インターネットには匿名が溢れています.「インターネットでは本名などの個人情報を公開するな」とも言われています.本当にそれで良いのだろうか?
私の経験と実感
米国の研究者やエンジニアーは自由だ
以前読んだ本で「米国のインターネットは実名主義だ」と書かれていました.また,米国駐在が長かった会社の元上司も「日本のインターネットは匿名だからいかがわしいんだよな」とか言っていた.これらの話は一般化できるかどうかはわかりませんが,実感としては米国は実名が多いような気がします.
私が仕事で使う科学技術計算のソフトウェアーに関して疑問があるとき,英語で検索します.検索結果で表示されるサイトは米国が多く,似たような質問に多くの人が答えてます.議論に参加している人は実名どころか,顔写真を載せている場合もあります.なんでだろうと思っていたところ,米国で少しばかりエンジニアーの経験のある同僚から,
あれは自分の売り込みも兼ねている.業界で自分の名前を知らしめる事により,転職が有利になるんだ.
と教えてもらった. なるほどそうだったのか,と目からウロコが落ちる思いでした.だから,その内容は正確で丁寧です.米国中 (世界中かも) のエンジニアーや研究者が自由に自分の技術 (テクニック,ノウハウ) を公開しています.これは,双方にとってとてもメリットがあります.議論 (質問と回答) が世界中で公開されることにより,誰もが幸せになれる良い仕組みですね.
私は実名主義だ
そういうこともあり,私が運用している WEB サイトやブログは,実名を公開しています.いたるところに匿名が氾濫しており,その反発もあります.今のところ,実名を公開するメリットは多く,困ったことはありません.例えば,お客さんと会ったときや研究会のパーティで,しばしば「見てますよ」と言われます.論文を書いているので手伝って欲しいと言われることもあります.公開内容に関して,お礼のメールをもらうこともあり,嬉しいですね.書籍の執筆を依頼されたこともあります.小学校の低学年のときの友人から突然の連絡もあり,45年ぶりに再開したこともありました.WEB サイトの間違いの指摘も,しばしばあります.ありがたいことです.反対に,デメリットは全く有りません.ストーカーにあったこともないし,誹謗中傷の類もありません.
正々堂々と意見を
実名を公開することにより,発言内容に関して自ずから責任を持つことになります.いい加減な発言はできないはずです.ネット上の誹謗中傷は匿名だからできると考えています.ちょっと前のネット上の小室圭さんへの誹謗中傷 (コメント) などひどいものです.誹謗中傷をした人のうち何人が本名で自分の責任を持った意見として,正々堂々と言えるのでしょうか.このような誹謗中傷をする人はごく僅かですが,ネット上ではそのごく僅かな極端な意見が目立ってしまいます.このごく僅かな極端な意見が一般の意見と勘違いが生じます.いついかなる時も,正々堂々と自分の意見を言うようにしたいものです.

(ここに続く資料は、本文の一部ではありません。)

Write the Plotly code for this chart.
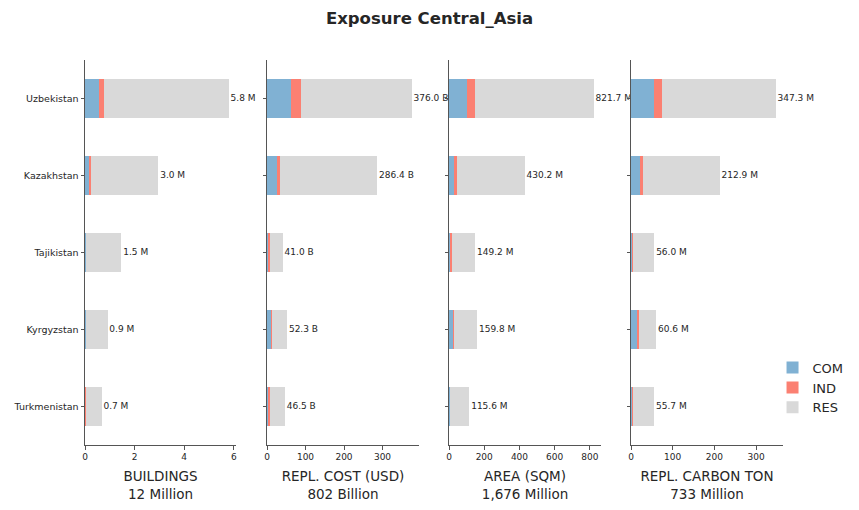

明らかに,ネット上の誹謗中傷は匿名だからできることですね.僕は,卑怯な人間がやりたい放題のように見えます.
実名をさらすことのデメリットに関して
ネット上に実名をさらすことの反対意見として言われるのが「ネットの個人情報を利用したストーカー行為の防止」です.ストーカーを受ける可能性のある人は僅かです.そして,ストーカーをする人はさらに少なく,本当にごく僅かです.気をつけることに越したことはありませんが,極端になりすぎるのも問題と考えます.明らかに,ストーカーに結びつかない場合は実名を選択しても良いと思います.そして,正々堂々と意見を言えばよいのです.
もうひとつの実名反対の主張は,政治的な発言に対するテロおよびそれに類する行為の危惧です.オピニオンリーダーは実名で話さないと説得力にかけるので,これらの危険を覚悟しているので問題はないです.匿名主義のオピニオンリーダーなんてありえないでしょう.その一方で,市井の人が政治的な意見を言う場合,匿名と実名は本人が選択すれば良いと思います.本当に危険だと思えば,説得力が落ちることを覚悟で匿名で発言をすればよいです.この場合,危険と説得力はトレードオフの関係にあります.あくまで,個人の責任ということです.
結論
私の意見は,ネット上でも状況に応じて実名で意見を言ってもよいのではなかと思います.日本人は臆病になりすぎて,不必要に匿名が多いと感じます.匿名だから,無責任な意見もや誹謗中傷も氾濫します.実名を出すことで,責任を自覚し正々堂々と意見を言いたいですね
ただし,場合によっては危険がありますので,それは自己責任です.匿名と実名を上手に使い分けることです.